On the second goal we can be more specific: the proposed analysis model and framework can be used as the basis to develop a support system in state-of-the-art editorial management systems to support review process chairs both during the review and as a posteriori check on the overall quality of the process. Using the various methods proposed in this paper (e.g. robustness analysis, disagreement analysis, band agreement analysis, bias analysis, un-biasing procedures, a-posteriori validity analysis with respect to specific target parameter(s), a-posteriori or on-the-fly marks accuracy evaluation, as well as statistical approaches to tune review process parameters) the chairs of a peer review process could arrive at a deeper understanding of their specific selection process and pursue a number of appropriate ways to improve it.

We do not claim that our results are general and final, but we think that they indicate an applicable quantitative methodology to tackle the analysis of peer review and provide important suggestions to improve current peer review process.

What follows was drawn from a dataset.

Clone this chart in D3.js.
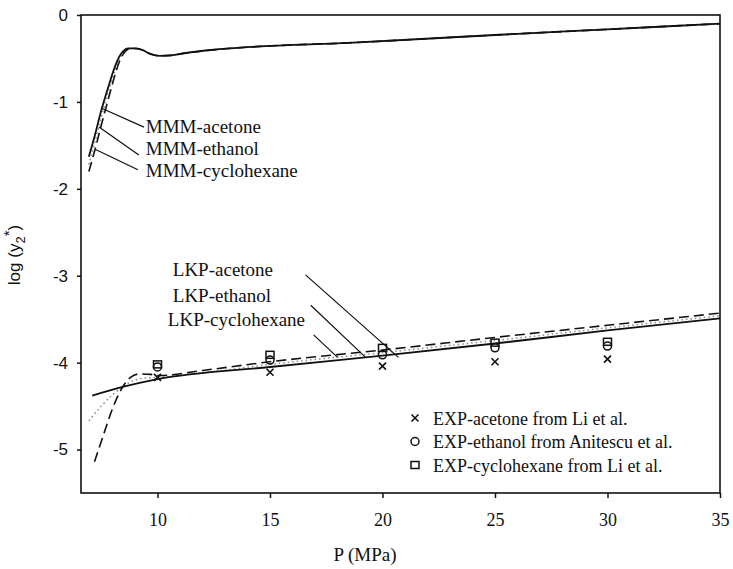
<!DOCTYPE html>
<html>
<head>
<meta charset="utf-8">
<script src="https://cdn.jsdelivr.net/npm/d3@7"></script>
<style>
  body { margin: 0; background: #fff; }
  svg { display: block; }
</style>
</head>
<body>
<div id="chart"></div>
<script>
// MMM model curves (log y2* vs P in MPa)
const mmmP = [6.95, 7.2, 7.5, 7.8, 8.1, 8.3, 8.5, 8.7, 9.0, 9.3, 9.7, 10.1, 10.6, 11.2, 12.5, 14, 18.5, 25, 30, 35];
const mmmAcetone = [-1.63, -1.40, -1.10, -0.84, -0.60, -0.48, -0.41, -0.385, -0.385, -0.40, -0.45, -0.47, -0.465, -0.44, -0.40, -0.37, -0.32, -0.23, -0.165, -0.10];
const mmmEthanol = [-1.72, -1.48, -1.18, -0.90, -0.65, -0.51, -0.425, -0.39, -0.385, -0.40, -0.45, -0.47, -0.465, -0.44, -0.40, -0.37, -0.32, -0.23, -0.165, -0.10];
const mmmCyclohexane = [-1.80, -1.57, -1.27, -0.98, -0.70, -0.54, -0.44, -0.395, -0.385, -0.40, -0.45, -0.47, -0.465, -0.44, -0.40, -0.37, -0.32, -0.23, -0.165, -0.10];

// LKP model curves
const lkpAcetoneP = [7.1, 8.45, 10, 15, 20, 25, 30, 35];
const lkpAcetone = [-4.38, -4.28, -4.19, -4.05, -3.92, -3.78, -3.63, -3.49];
const lkpEthanolP = [6.95, 7.5, 8.0, 8.45, 8.9, 9.4, 10, 12, 15, 20, 25, 30, 35];
const lkpEthanol = [-4.67, -4.50, -4.37, -4.28, -4.21, -4.18, -4.17, -4.12, -4.02, -3.885, -3.745, -3.60, -3.46];
const lkpCyclohexaneP = [7.2, 7.6, 8.0, 8.45, 8.8, 9.2, 9.7, 10, 12, 15, 20, 25, 30, 35];
const lkpCyclohexane = [-5.14, -4.83, -4.53, -4.28, -4.17, -4.13, -4.135, -4.15, -4.09, -3.99, -3.855, -3.71, -3.57, -3.43];

// experimental points
const expP = [10, 15, 20, 25, 30];
const expAcetone = [-4.17, -4.11, -4.04, -3.99, -3.96];
const expEthanol = [-4.05, -3.97, -3.91, -3.83, -3.81];
const expCyclohexane = [-4.02, -3.91, -3.83, -3.77, -3.76];

const xTicks = [10, 15, 20, 25, 30, 35];
const yTicks = [0, -1, -2, -3, -4, -5];
const legendLabels = ['EXP-acetone from Li et al.', 'EXP-ethanol from Anitescu et al.', 'EXP-cyclohexane from Li et al.'];

const width = 733, height = 569;
const margin = { top: 15, right: 13, bottom: 76, left: 81 };
const iw = width - margin.left - margin.right;
const ih = height - margin.top - margin.bottom;
const serif = "'Liberation Serif', 'Times New Roman', serif";
const sans = "'Liberation Sans', Arial, sans-serif";

const svg = d3.select('#chart').append('svg')
    .attr('width', width)
    .attr('height', height);

const g = svg.append('g').attr('transform', `translate(${margin.left},${margin.top})`);

const x = d3.scaleLinear().domain([6.6, 35]).range([0, iw]);
const y = d3.scaleLinear().domain([-5.5, 0]).range([ih, 0]);

// frame
g.append('rect')
    .attr('width', iw).attr('height', ih)
    .attr('fill', 'none').attr('stroke', '#111').attr('stroke-width', 1.6);

const xAxis = g.append('g')
    .attr('transform', `translate(0,${ih})`)
    .call(d3.axisBottom(x).tickValues(xTicks).tickSize(5).tickPadding(15).tickFormat(d3.format('d')));
xAxis.attr('font-family', serif);
xAxis.select('.domain').remove();
xAxis.selectAll('line').attr('stroke', '#111').attr('stroke-width', 1.5);
xAxis.selectAll('text').style('font-family', serif).attr('font-size', 18).attr('fill', '#111');

const yAxis = g.append('g')
    .call(d3.axisLeft(y).tickValues(yTicks).tickSize(4).tickPadding(9).tickFormat(d => d === 0 ? '0' : String(d)));
yAxis.select('.domain').remove();
yAxis.selectAll('line').attr('stroke', '#111').attr('stroke-width', 1.5);
yAxis.selectAll('text').style('font-family', sans).attr('font-size', 17).attr('fill', '#111');

// axis titles
svg.append('text')
    .attr('x', 365).attr('y', 561)
    .attr('text-anchor', 'middle')
    .style('font-family', serif).attr('font-size', 19).attr('fill', '#111')
    .text('P (MPa)');

const yl = svg.append('text')
    .attr('transform', 'translate(20,255) rotate(-90)')
    .attr('text-anchor', 'middle')
    .style('font-family', sans).attr('font-size', 17).attr('fill', '#111');
yl.append('tspan').text('log (y');
yl.append('tspan').attr('dy', 5).attr('font-size', 13).text('2');
yl.append('tspan').attr('dy', -11).attr('font-size', 15).text('*');
yl.append('tspan').attr('dy', 6).text(')');

// curves
const line = d3.line().x(d => x(d[0])).y(d => y(d[1])).curve(d3.curveMonotoneX);
const styles = {
    solid: { stroke: '#111', width: 1.8, dash: null },
    dotted: { stroke: '#8a8a8a', width: 1.5, dash: '1.5,3' },
    dashed: { stroke: '#111', width: 1.6, dash: '10,5' }
};
function drawCurve(ps, vs, style) {
    const s = styles[style];
    g.append('path')
        .datum(ps.map((p, i) => [p, vs[i]]))
        .attr('d', line)
        .attr('fill', 'none')
        .attr('stroke', s.stroke)
        .attr('stroke-width', s.width)
        .attr('stroke-dasharray', s.dash);
}
drawCurve(mmmP, mmmEthanol, 'dotted');
drawCurve(mmmP, mmmCyclohexane, 'dashed');
drawCurve(mmmP, mmmAcetone, 'solid');
drawCurve(lkpEthanolP, lkpEthanol, 'dotted');
drawCurve(lkpCyclohexaneP, lkpCyclohexane, 'dashed');
drawCurve(lkpAcetoneP, lkpAcetone, 'solid');

// experimental markers
function drawMarker(sel, type, cx, cy) {
    if (type === 'cross') {
        sel.append('path')
            .attr('d', `M${cx - 3.5},${cy - 3.5}L${cx + 3.5},${cy + 3.5}M${cx - 3.5},${cy + 3.5}L${cx + 3.5},${cy - 3.5}`)
            .attr('stroke', '#111').attr('stroke-width', 1.6).attr('fill', 'none');
    } else if (type === 'circle') {
        sel.append('circle').attr('cx', cx).attr('cy', cy).attr('r', 4)
            .attr('stroke', '#111').attr('stroke-width', 1.5).attr('fill', 'none');
    } else {
        sel.append('rect').attr('x', cx - 4).attr('y', cy - 3.5).attr('width', 8).attr('height', 7)
            .attr('stroke', '#111').attr('stroke-width', 1.5).attr('fill', 'none');
    }
}
const expSeries = [[expAcetone, 'cross'], [expEthanol, 'circle'], [expCyclohexane, 'square']];
expSeries.forEach(([vals, type]) => {
    expP.forEach((p, i) => drawMarker(g, type, x(p), y(vals[i])));
});

// curve labels with leader lines (data units)
const mmmLabels = [
    { text: 'MMM-acetone', x: 9.48, y: -1.358, from: [7.49, -1.07], to: [9.40, -1.29] },
    { text: 'MMM-ethanol', x: 9.48, y: -1.611, from: [7.40, -1.29], to: [9.17, -1.61] },
    { text: 'MMM-cyclohexane', x: 9.48, y: -1.864, from: [7.27, -1.55], to: [9.13, -1.78] }
];
const lkpLabels = [
    { text: 'LKP-acetone', x: 10.68, y: -3.00, from: [16.58, -2.99], to: [20.71, -3.94] },
    { text: 'LKP-ethanol', x: 10.68, y: -3.30, from: [16.81, -3.34], to: [19.25, -3.94] },
    { text: 'LKP-cyclohexane', x: 10.46, y: -3.58, from: [16.94, -3.68], to: [18.00, -3.94] }
];
mmmLabels.concat(lkpLabels).forEach(l => {
    g.append('text')
        .attr('x', x(l.x)).attr('y', y(l.y))
        .style('font-family', serif).attr('font-size', 19).attr('fill', '#111')
        .text(l.text);
    g.append('line')
        .attr('x1', x(l.from[0])).attr('y1', y(l.from[1]))
        .attr('x2', x(l.to[0])).attr('y2', y(l.to[1]))
        .attr('stroke', '#111').attr('stroke-width', 1.2);
});

// legend
const legend = svg.append('g').attr('transform', 'translate(415,418)');
['cross', 'circle', 'square'].forEach((type, i) => {
    drawMarker(legend, type, 0, i * 23.5);
    legend.append('text')
        .attr('x', 18).attr('y', i * 23.5 + 6.5)
        .style('font-family', serif).attr('font-size', 18).attr('fill', '#111')
        .text(legendLabels[i]);
});
</script>
</body>
</html>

In the future we want to extend the analysis to more conferences and journals peer review processes also from fields different from CS and analyze from a more theoretical approach ways to improve the efficiency of current peer review processes. Finally, we will continue to aim at providing all stakeholders in peer review processes with an intuitive understanding of what the various metrics imply, in an effort to explain the numbers, so that all involved stakeholders will more easily assess “how well” peer review works.